Robert W. Dibble, Jr., of McNair, Konduros, Corley, Singletary Dibble and Michael W. Tighe of Callison, Tighe, Nauful Rush, Columbia, for respondent.


July 19, 1979.


Heretofore, on the 23rd day of April, 1979, this Court filed its opinion in this case. It is now before us as a result of a petition for a rehearing. Upon a consideration of the petition, it is ordered that our former opinion be withdrawn and the following substituted therefore.

The case concerns the priority of two mortgages, a purchase money interest acquired by appellant Shealy and a mortgage executed by the purchaser, First Colonial Corporation, which was assigned to the respondent, Crystal Ice Company. The master concluded the purchase money interest had priority; the trial court disagreed and held that Crystal Ice possessed the first lien. We agree with the master and reverse the order of the trial court.

By contract of sale dated November 9, 1973, appellant Shealy agreed to sell four acres of land near Columbia, to C.M. Rose, Jr., agent for First Colonial, for a purchase price of $70,000. Pursuant to the contract, $18,000 was to be paid in cash and the balance by way of a purchase money mortgage.

On November 26, 1973, First Colonial gave to C.M. Rose and Company, Inc. a mortgage and promissory note in the amount of $45,000. This mortgage was assigned to respondent Crystal Ice for $40,000. On this date the deed and purchase money mortgage were executed.

Also on this date the closing was held in the office of Ken Lester, attorney for Rose and First Colonial. Following the closing, Lester offered to record Shealy's deed and mortgage, and on November 30, 1973, Lester completed the recording as follows:

(1) At 12:20 p. m.

(a) The deed to First Colonial from Shealy;

(b) The mortgage of First Colonial to C.M. Rose and Company;

(c) The assignment of the C.M. Rose and Company mortgage to Crystal Ice.

(2) At 12:21 p. m.

(a) The purchase money mortgage of First Colonial to Shealy.
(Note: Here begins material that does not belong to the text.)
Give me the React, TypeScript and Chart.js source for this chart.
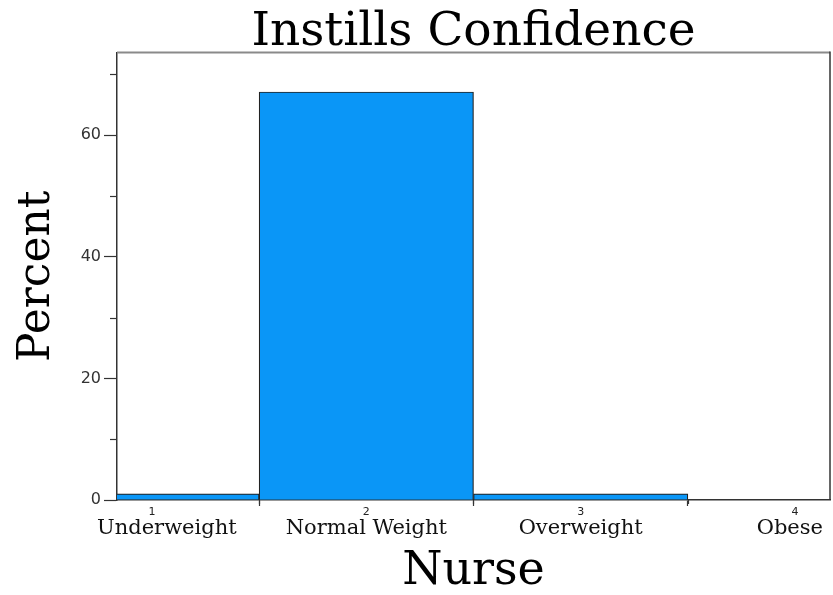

The trial court concluded Crystal Ice had priority under the South Carolina recording statute. We disagree.

Crystal Ice is not entitled to the protection of our recording statute because it was not a bona fide purchaser. The knowledge of the existence of the prior purchase money mortgage was imputed to Crystal Ice through its agent, attorney Ken Lester. As Crystal Ice was not a "subsequent purchaser without notice," it cannot prevail under Code § 30-7-10 simply because its mortgage was clocked in a minute before the purchase money interest. See Epps v. McCallum Realty Co., 139 S.C. 481, 498, 499, 138 S.E. 297 (1927).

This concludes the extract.